Os católicos, porém, que veem em Leão XIII o genial orientador de quem quer que procure penetrar no verdadeiro sentido dessa agitação que se vem verificando no organismo social, não podem olvidar as seguintes palavras do imortal autor da Rerum Novarum:

“Apenas Nós havíamos lançado mão do governo da Igreja, quando claramente sentimos a necessidade de resistir a um tão grande mal (a maçonaria), e de assentar contra ele, tanto quanto fosse possível, a Nossa autoridade apostólica. Por isso, aproveitando todas as oportunidades favoráveis, havemos tratado as principais teses doutrinais sobre as quais as opiniões perversas da seita maçônica parece haverem exercido a maior influência. Assim é que na Nossa encíclica “Quod apostolici muneris”, Nos esforçamos por combater os monstruosos sistemas dos socialistas e dos comunistas. Outra Nossa encíclica “Arcanum” permitiu-Nos esclarecer e defender a noção verdadeira e autêntica da sociedade doméstica, de que o matrimônio é a origem e a fonte.

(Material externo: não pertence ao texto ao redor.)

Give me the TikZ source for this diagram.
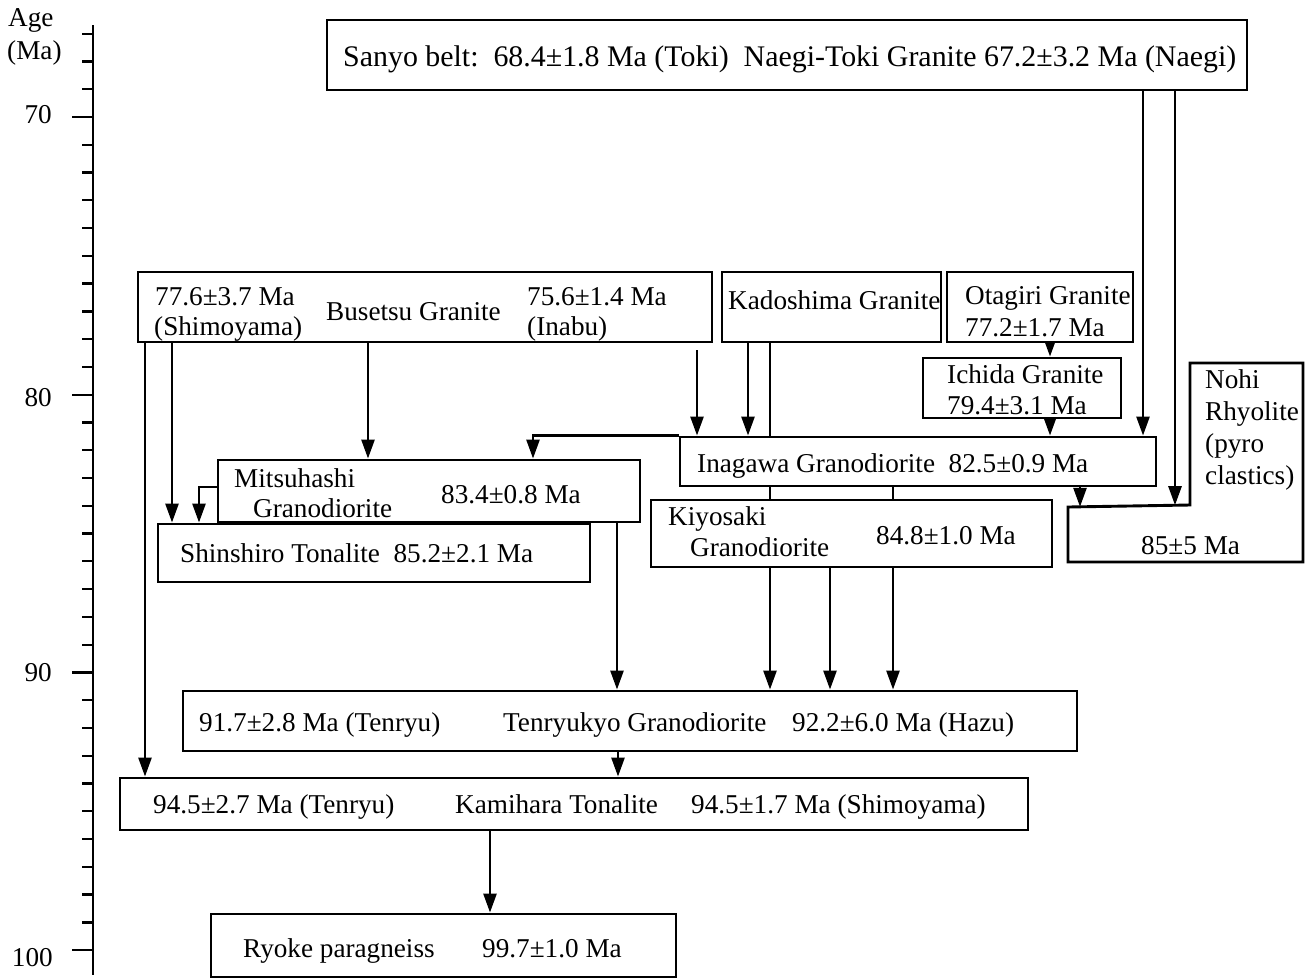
\documentclass[tikz,border=0pt]{standalone}
\usepackage{fontspec}
\setmainfont{Liberation Serif}
\usetikzlibrary{arrows.meta,fit,backgrounds,calc}
\begin{document}
\begin{tikzpicture}[x=1pt,y=-1pt,
  box/.style={draw, line width=2.9pt, fill=white, inner sep=0pt, rectangle},
  arr/.style={line width=2.6pt, -{Triangle[length=19pt,width=13pt]}},
  txt/.style={inner sep=0pt, anchor=base west, font=\fontsize{27.2}{30}\selectfont},
  lbl/.style={inner sep=0pt, anchor=base east, font=\fontsize{27.2}{30}\selectfont},
  tick/.style={line width=2.3pt}]
\useasboundingbox (0,0) rectangle (1305,978);

% axis
\draw[line width=2.8pt] (93,25) -- (93,975);
\foreach \i in {0,...,33} {\draw[tick] (82,33.7+\i*27.77) -- (93,33.7+\i*27.77);}
\foreach \i in {3,13,23,33} {\draw[tick] (72,33.7+\i*27.77) -- (93,33.7+\i*27.77);}
\node[txt] (age) at (8,26) {Age};
\node[txt] (ma) at (7,59) {(Ma)};
\node[lbl] (l70) at (52,123) {70};
\node[lbl] (l80) at (52,406) {80};
\node[lbl] (l90) at (52,681) {90};
\node[lbl] (l100) at (53,966) {100};

% boxes
\node[box, fit={(327,20) (1247,90)}] (sanyo) {};
\node[box, fit={(138,272) (712,342)}] (busetsu) {};
\node[box, fit={(722,272) (941,342)}] (kado) {};
\node[box, fit={(947,272) (1133,342)}] (otagiri) {};
\node[box, fit={(923,358) (1121,418)}] (ichida) {};
\node[box, fit={(680,437) (1156,486)}] (inagawa) {};
\node[box, fit={(218,460) (640,522)}] (mitsu) {};
\node[box, fit={(158,524) (590,582)}] (shin) {};
\node[box, fit={(651,500) (1052,567)}] (kiyo) {};
\node[box, fit={(183,691) (1077,751)}] (tenryu) {};
\node[box, fit={(120,778) (1028,830)}] (kami) {};
\node[box, fit={(211,914) (676,977)}] (ryoke) {};
\draw[line width=2.9pt, fill=white] (1190,363) -- (1303,363) -- (1303,562) -- (1068,562) -- (1068,507) -- (1190,505) -- cycle;
\coordinate (nohiA) at (1080,506.8);
\coordinate (nohiB) at (1175,505.2);

% texts
\node[txt, font=\fontsize{29.9}{32}\selectfont] (tsanyo) at (343,66) {Sanyo belt:\ \ 68.4±1.8 Ma (Toki)\ \ Naegi-Toki Granite 67.2±3.2 Ma (Naegi)};
\node[txt] (tbus1) at (155,305) {77.6±3.7 Ma};
\node[txt] (tbus2) at (154,335) {(Shimoyama)};
\node[txt] (tbus3) at (326,320) {Busetsu Granite};
\node[txt] (tbus4) at (527,305) {75.6±1.4 Ma};
\node[txt] (tbus5) at (527,335) {(Inabu)};
\node[txt] (tkado) at (728,309) {Kadoshima Granite};
\node[txt] (tota1) at (965,304) {Otagiri Granite};
\node[txt] (tota2) at (965,336) {77.2±1.7 Ma};
\node[txt] (tich1) at (947,383) {Ichida Granite};
\node[txt] (tich2) at (947,414) {79.4±3.1 Ma};
\node[txt] (tnohi1) at (1205,388) {Nohi};
\node[txt] (tnohi2) at (1205,420) {Rhyolite};
\node[txt] (tnohi3) at (1205,452) {(pyro};
\node[txt] (tnohi4) at (1205,484) {clastics)};
\node[txt] (tnohi5) at (1141,554) {85±5 Ma};
\node[txt] (tinag) at (697,472) {Inagawa Granodiorite\ \ 82.5±0.9 Ma};
\node[txt] (tmit1) at (234,487) {Mitsuhashi};
\node[txt] (tmit2) at (253,517) {Granodiorite};
\node[txt] (tmit3) at (441,503) {83.4±0.8 Ma};
\node[txt] (tshin) at (180,562) {Shinshiro Tonalite\ \ 85.2±2.1 Ma};
\node[txt] (tkiy1) at (668,525) {Kiyosaki};
\node[txt] (tkiy2) at (690,556) {Granodiorite};
\node[txt] (tkiy3) at (876,544) {84.8±1.0 Ma};
\node[txt] (tten1) at (199,731) {91.7±2.8 Ma (Tenryu)};
\node[txt] (tten2) at (503,731) {Tenryukyo Granodiorite};
\node[txt] (tten3) at (792,731) {92.2±6.0 Ma (Hazu)};
\node[txt] (tkam1) at (153,813) {94.5±2.7 Ma (Tenryu)};
\node[txt] (tkam2) at (455,813) {Kamihara Tonalite};
\node[txt] (tkam3) at (691,813) {94.5±1.7 Ma (Shimoyama)};
\node[txt] (trgk1) at (243,957) {Ryoke paragneiss};
\node[txt] (trgk2) at (482,957) {99.7±1.0 Ma};

% connectors
\begin{pgfonlayer}{background}
\fill[white] (0,0) rectangle (1305,978);
\draw[arr] (1143,0 |- sanyo.south) -- (1143,0 |- inagawa.north);
\draw[arr] (1175,0 |- sanyo.south) -- (nohiB);
\draw[arr] (145,0 |- busetsu.south) -- (145,0 |- kami.north);
\draw[arr] (172,0 |- busetsu.south) -- (172,0 |- shin.north);
\draw[arr] (368,0 |- busetsu.south) -- (368,0 |- mitsu.north);
\draw[arr] ($(busetsu.south -| 697,0)+(0,7)$) -- (697,0 |- inagawa.north);
\draw[arr] (748,0 |- kado.south) -- (748,0 |- inagawa.north);
\draw[arr] (770,0 |- kado.south) -- (770,0 |- tenryu.north);
\draw[arr] (893,0 |- inagawa.south) -- (893,0 |- tenryu.north);
\draw[arr] (830,0 |- kiyo.south) -- (830,0 |- tenryu.north);
\draw[arr] (617,0 |- mitsu.south) -- (617,0 |- tenryu.north);
\draw[arr] (inagawa.north west) -| (533,0 |- mitsu.north);
\draw[arr] (mitsu.west |- 0,487) -| (199,0 |- shin.north);
\draw[arr] (1050,0 |- otagiri.south) -- (1050,0 |- ichida.north);
\draw[arr] (1050,0 |- ichida.south) -- (1050,0 |- inagawa.north);
\draw[arr] (1080,0 |- inagawa.south) -- (nohiA);
\draw[arr] (618,0 |- tenryu.south) -- (618,0 |- kami.north);
\draw[arr] (490,0 |- kami.south) -- (490,0 |- ryoke.north);
\end{pgfonlayer}
\end{tikzpicture}
\end{document}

Na encíclica “Diuturnum” fizemos conhecer, segundo os princípios da sabedoria cristã, a essência do poder político e mostramos as suas admiráveis harmonias com a ordem natural, bem como com a salvação dos povos e dos príncipes” (Enc. “Humanum Genus”).

Bem compreendia Leão XIII o estreito nexo existente entre a ação das forças secretas e os erros e males que vem se esgueirando na vida econômica, na vida social, na vida política dos povos. E mais tarde, condenando os efeitos nefastos da penetração da campanha socialista e revolucionária nos meios católicos, diria Pio X: “Nós conhecemos demasiadamente bem os sombrios laboratórios em que se elaboram estas doutrinas deletérias, que não deveriam seduzir os espíritos clarividentes” (Enc. contra Le Sillon).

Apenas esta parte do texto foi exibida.